Fans should be happy to know that the artist, although he probably easily could, is not resting on his proverbial laurels.
Black has written, recorded and released more than 100 songs. One-third of those songs eligible for major single release also achieved hit song status on country radio, while more than 20 million of his albums have been sold worldwide.
Shift in country music
It’s said that the 1989 debut of his critically acclaimed fan favorite, the triple-platinum “Killin’ Time” album, marked a shift in the country music industry, with a return to the more traditional sounds of the genre.
“Killin’ Time” yielded five No. 1 hits, unprecedented, it is reported, from a debut album in any genre.
Country Music Television lists the album as one of the 100 Greatest Albums in country music.
Black has had nearly two dozen No. 1 hit singles, and almost as many Top 5 and Top 10 hits, all of them his original compositions, which is itself said to be a notable rarity in popular music.
“I’ve been told there are many reasons for people loving my songs. I think it’s for the individual to decide,” Black says. “I’ve always wanted to entertain, but also give people something to think about in my lyrics. I want them to discover the layers of meaning in the songs.
“Of course, there are obvious meanings on the surface, but there are also alternative meanings.”
‘A great privilege’
Music, he says, is many things.
“It’s a deep tissue massage of the brain, at the very least,” he suggests. “It soothes and inspires. Life would be dreary without it.”
But for him, playing that music live for him is not just about the songs.
“It’s about interacting with an audience. That’s a great privilege,” Black assures.
He says his Greensburg show will be “a little bit of Christmas and a lot of hits.
“We always have fun with our audiences, especially in these intimate venues,” he says. “These are (holiday) songs I’ve written over the years and I only have the holiday season to revisit them on stage. They are close to my heart and fun to play and sing.”
It is easy for him to keep it fresh for himself.
“My Christmas songs are all original. I’ve written each of them with the goal of covering all of the styles of Christmas songs I’ve grown up with,” he explains. ”Some are children’s songs, some romantic, others are orchestral ballads about the birth of Jesus. But they’re all mine, so they’re still fresh for me.”
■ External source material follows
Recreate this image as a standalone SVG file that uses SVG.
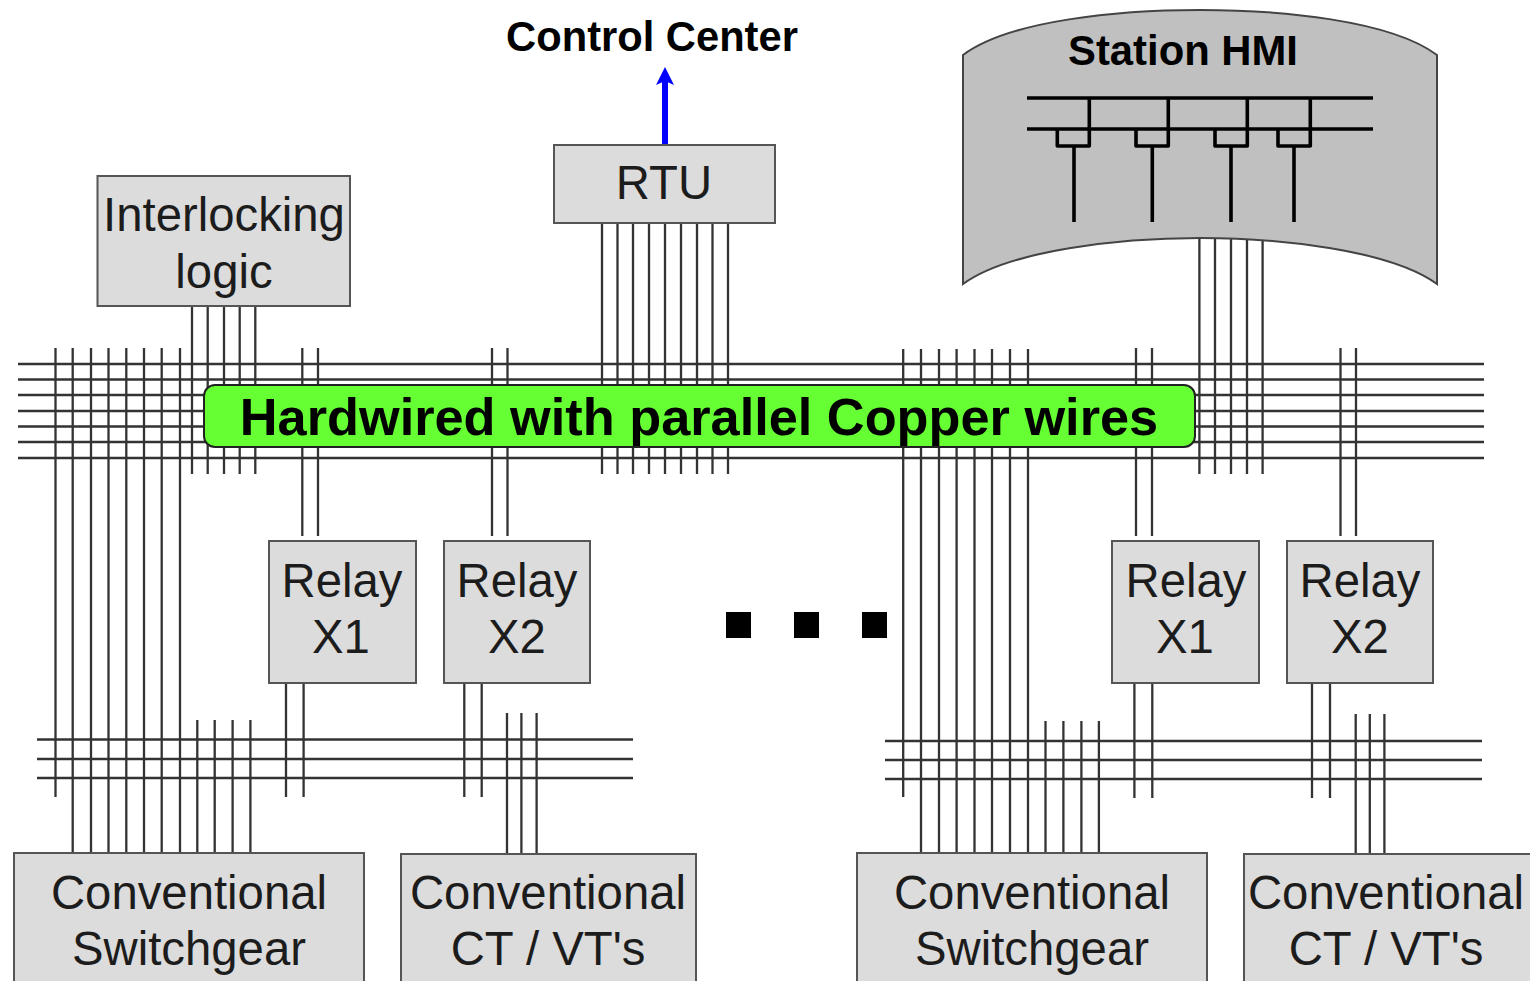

Does he consider himself a “Christmas person”? Does he enjoy the holiday?
“I’ve learned over the years how to enjoy the holidays, what’s most important and what I want to focus on,” he replies.
Apart from a heavy touring schedule, he challenges himself in other ways. He is currently developing a Broadway production based on the life of his friend Roy Rogers.
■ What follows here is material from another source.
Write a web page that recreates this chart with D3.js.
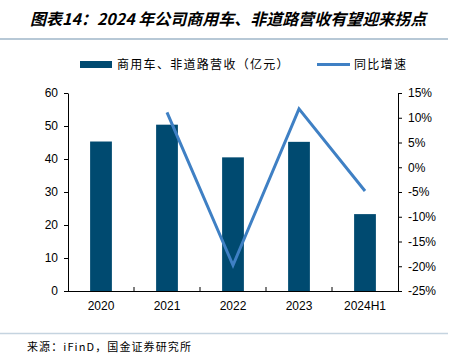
<!DOCTYPE html>
<html><head><meta charset="utf-8">
<script src="https://cdn.jsdelivr.net/npm/d3@7"></script>
<style>body{margin:0;background:#fff;}svg{display:block;}</style>
</head><body>
<svg id="c" width="452" height="359"></svg>
<script>
const categories = ["2020","2021","2022","2023","2024H1"];
const revenue = [45.3, 50.4, 40.5, 45.2, 23.3];
const growth = [null, 11.1, -19.8, 11.8, -4.8];
const leftTicks = [0,10,20,30,40,50,60];
const rightTicks = [-25,-20,-15,-10,-5,0,5,10,15];

const svg = d3.select("#c");
const m={l:68,r:398,t:93,b:291};
const cjk = "'Noto Sans CJK SC', sans-serif";
const latin = "'Liberation Sans', Arial, sans-serif";

// title
svg.append("text").attr("x",30).attr("y",25).attr("font-family",cjk)
  .attr("font-size",16).attr("font-weight","bold").attr("font-style","italic").attr("fill","#000")
  .text("图表14：2024 年公司商用车、非道路营收有望迎来拐点");
svg.append("line").attr("x1",0).attr("x2",448).attr("y1",39).attr("y2",39).attr("stroke","#9fb6c9").attr("stroke-width",1.5);
svg.append("line").attr("x1",0).attr("x2",448).attr("y1",333.5).attr("y2",333.5).attr("stroke","#c5d4e0").attr("stroke-width",1.5);
svg.append("text").attr("x",27).attr("y",351).attr("font-family",cjk).attr("font-size",11).attr("letter-spacing",1.1).attr("fill","#000")
  .text("来源：iFinD，国金证券研究所");

const x = d3.scaleBand().domain(categories).range([m.l,m.r]).paddingInner(0.67).paddingOuter(0.335);
const xb = d3.scaleBand().domain(categories).range([m.l,m.r]);
const yL = d3.scaleLinear().domain([0,60]).range([m.b,m.t]);
const yR = d3.scaleLinear().domain([-25,15]).range([m.b,m.t]);

const barColor="#004a70", lineColor="#3f80c4";

svg.selectAll("rect.bar").data(categories).join("rect").attr("class","bar")
  .attr("x",d=>x(d)).attr("width",x.bandwidth())
  .attr("y",(d,i)=>yL(revenue[i])).attr("height",(d,i)=>m.b-yL(revenue[i]))
  .attr("fill",barColor);

const pts = categories.map((c,i)=>({c,v:growth[i]})).filter(d=>d.v!==null);
svg.append("path").datum(pts)
  .attr("d",d3.line().x(d=>xb(d.c)+xb.bandwidth()/2).y(d=>yR(d.v)))
  .attr("fill","none").attr("stroke",lineColor).attr("stroke-width",3);

// axes
const gL = svg.append("g").attr("transform",`translate(${m.l},0)`)
  .call(d3.axisLeft(yL).tickValues(leftTicks).tickSize(4).tickSizeOuter(0).tickPadding(6));
const gR = svg.append("g").attr("transform",`translate(${m.r},0)`)
  .call(d3.axisRight(yR).tickValues(rightTicks).tickFormat(d=>d+"%").tickSize(4).tickSizeOuter(0).tickPadding(6));
const gB = svg.append("g").attr("transform",`translate(0,${m.b})`)
  .call(d3.axisBottom(xb).tickSize(0).tickPadding(10));
svg.selectAll("line.div").data(categories.slice(1)).join("line").attr("class","div")
  .attr("x1",d=>xb(d)).attr("x2",d=>xb(d)).attr("y1",m.b).attr("y2",m.b-4).attr("stroke","#000");
[gL,gR,gB].forEach(g=>{
  g.selectAll("text").attr("font-family",latin).attr("font-size",12).attr("fill","#000");
  g.selectAll("path,line").attr("stroke","#000");
});
gB.select("path").attr("d",`M${m.l},0.5H${m.r}`);

// legend
svg.append("rect").attr("x",80).attr("y",61).attr("width",32).attr("height",7).attr("fill",barColor);
svg.append("text").attr("x",117).attr("y",69).attr("font-family",cjk).attr("font-size",12).attr("letter-spacing",1.3).attr("fill","#000")
  .text("商用车、非道路营收（亿元）");
svg.append("line").attr("x1",317).attr("x2",350).attr("y1",64.5).attr("y2",64.5).attr("stroke",lineColor).attr("stroke-width",3);
svg.append("text").attr("x",354).attr("y",69).attr("font-family",cjk).attr("font-size",12).attr("letter-spacing",1.3).attr("fill","#000")
  .text("同比增速");
</script>
</body></html>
“I (also) have new music lined up for release and a couple of new things to go with the celebration of the 30th anniversary of the release of ’Killin’ Time.’ I’m not sure how and when those come out but I can’t wait to share them with my fans,” he says.
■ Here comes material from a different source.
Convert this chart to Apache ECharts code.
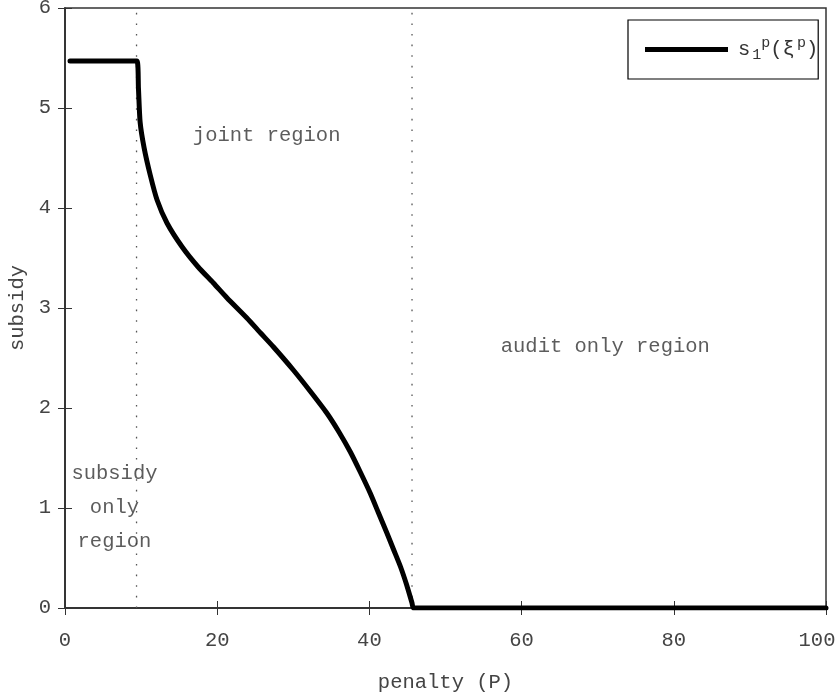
<!DOCTYPE html>
<html>
<head>
<meta charset="utf-8">
<script src="https://cdn.jsdelivr.net/npm/echarts@6/dist/echarts.min.js"></script>
<style>
  html, body { margin: 0; padding: 0; background: #fff; }
  #chart { width: 840px; height: 699px; }
</style>
</head>
<body>
<div id="chart"></div>
<script>
  // subsidy s_1^p(xi^p) against penalty P
  var penalty = [0.66, 9.45, 9.65, 9.87, 10.4, 11.2, 12.1, 13.4, 15.4, 17.5, 19.5, 21.3, 23.9, 25.7, 27.4, 30.0, 32.2, 34.4, 36.0, 37.5, 38.8, 40.1, 41.2, 42.3, 43.2, 44.1, 44.9, 45.6, 45.8, 60, 80, 100];
  var subsidy = [5.47, 5.47, 5.20, 4.86, 4.60, 4.33, 4.08, 3.85, 3.61, 3.41, 3.25, 3.10, 2.90, 2.75, 2.61, 2.38, 2.17, 1.95, 1.76, 1.56, 1.36, 1.15, 0.95, 0.75, 0.58, 0.41, 0.23, 0.05, 0.0, 0.0, 0.0, 0.0];
  var regionBounds = [9.4, 45.6];
  var xTicks = [0, 20, 40, 60, 80, 100];
  var yTicks = [0, 1, 2, 3, 4, 5, 6];
  var regionLabels = ['joint region', 'audit only region', 'subsidy\nonly\nregion'];
  var regionLabelPos = [[26.5, 4.72], [71, 2.61], [6.5, 1.0]];

  var FONT = '"Liberation Mono", "DejaVu Sans Mono", monospace';
  var FS = 20.5;
  var chart = echarts.init(document.getElementById('chart'), null, { renderer: 'canvas' });

  var lineData = penalty.map(function (p, i) { return [p, subsidy[i]]; });
  var boundSeries = regionBounds.map(function (b) {
    return {
      type: 'line', silent: true, symbol: 'none', animation: false,
      data: [[b, 0], [b, 6]],
      lineStyle: { color: '#555', width: 1.3, type: [1.6, 9] }
    };
  });
  var labelData = regionLabels.map(function (t, i) {
    return { value: regionLabelPos[i], name: t };
  });

  var axisText = { color: '#444', fontFamily: FONT, fontSize: FS };

  chart.setOption({
    animation: false,
    grid: {
      left: 65, right: 14, top: 8, bottom: 91, show: true,
      borderColor: '#333', borderWidth: 1.5,
      containLabel: false, outerBoundsMode: 'none'
    },
    legend: {
      data: ['s1p'],
      left: 628, top: 20,
      padding: [16, 0, 16, 17],
      borderColor: '#000', borderWidth: 1.2, backgroundColor: '#fff',
      icon: 'rect', itemWidth: 83, itemHeight: 5,
      itemStyle: { color: '#000' },
      formatter: function () { return '{g| }s{sp| }{sub|1}{sup|p}(ξ{sp| }{sup|p})'; },
      textStyle: {
        color: '#333', fontFamily: FONT, fontSize: FS,
        rich: {
          g: { width: 5 },
          sp: { width: 2 },
          sub: { fontFamily: FONT, fontSize: 15, color: '#333', verticalAlign: 'bottom', padding: [12, 0, 0, 0] },
          sup: { fontFamily: FONT, fontSize: 15, color: '#333', verticalAlign: 'top', padding: [0, 0, 10, 0] }
        }
      }
    },
    xAxis: [{
      type: 'value', min: 0, max: 100, interval: 20,
      name: 'penalty (P)', nameLocation: 'middle', nameGap: 64,
      nameTextStyle: axisText,
      axisLine: { show: true, lineStyle: { color: '#333', width: 1.5 } },
      axisTick: { show: true, inside: true, length: 7, lineStyle: { color: '#333' } },
      axisLabel: Object.assign({
        margin: 22,
        formatter: function (v) {
          if (xTicks.indexOf(v) < 0) return '';
          return v === 100 ? '{r|' + v + '}' : String(v);
        },
        rich: { r: { fontFamily: FONT, fontSize: FS, color: '#444', padding: [0, 18, 0, 0] } }
      }, axisText),
      splitLine: { show: false }
    }, {
      type: 'value', min: 0, max: 100, interval: 20, position: 'top',
      axisLine: { show: true, lineStyle: { color: '#333', width: 1.5 } },
      axisTick: { show: true, inside: true, length: 7, lineStyle: { color: '#333' } },
      axisLabel: { show: false }, splitLine: { show: false }
    }],
    yAxis: [{
      type: 'value', min: 0, max: 6, interval: 1,
      name: 'subsidy', nameLocation: 'middle', nameGap: 33, nameRotate: 90,
      nameTextStyle: axisText,
      axisLine: { show: true, lineStyle: { color: '#333', width: 1.5 } },
      axisTick: { show: true, inside: true, length: 7, lineStyle: { color: '#333' } },
      axisLabel: Object.assign({ margin: 14, formatter: function (v) { return yTicks.indexOf(v) >= 0 ? String(v) : ''; } }, axisText),
      splitLine: { show: false }
    }, {
      type: 'value', min: 0, max: 6, interval: 1, position: 'right',
      axisLine: { show: true, lineStyle: { color: '#333', width: 1.5 } },
      axisTick: { show: true, inside: true, length: 7, lineStyle: { color: '#333' } },
      axisLabel: { show: false }, splitLine: { show: false }
    }],
    series: boundSeries.concat([{
      name: 's1p', type: 'line', symbol: 'none', smooth: 0.2, z: 5,
      data: lineData,
      itemStyle: { color: '#000' },
      lineStyle: { color: '#000', width: 5, join: 'round', cap: 'round' }
    }, {
      type: 'scatter', silent: true, symbolSize: 0, z: 6,
      data: labelData,
      label: {
        show: true, position: 'inside', formatter: '{b}',
        color: '#333', fontFamily: FONT, fontSize: FS, lineHeight: 34, align: 'center'
      }
    }])
  });
</script>
</body>
</html>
Black says he is “pretty deep into my bucket list” of things he has not accomplished but still wants to attempt.
“If there’s more, that will be the icing on a fantastic cake that is my life. I count my blessings and just keep working hard,” he says.
“The fruits of those labors have not failed to bring wonderful things into my life.”
Rex Rutkoski is a Tribune-Review contributing writer.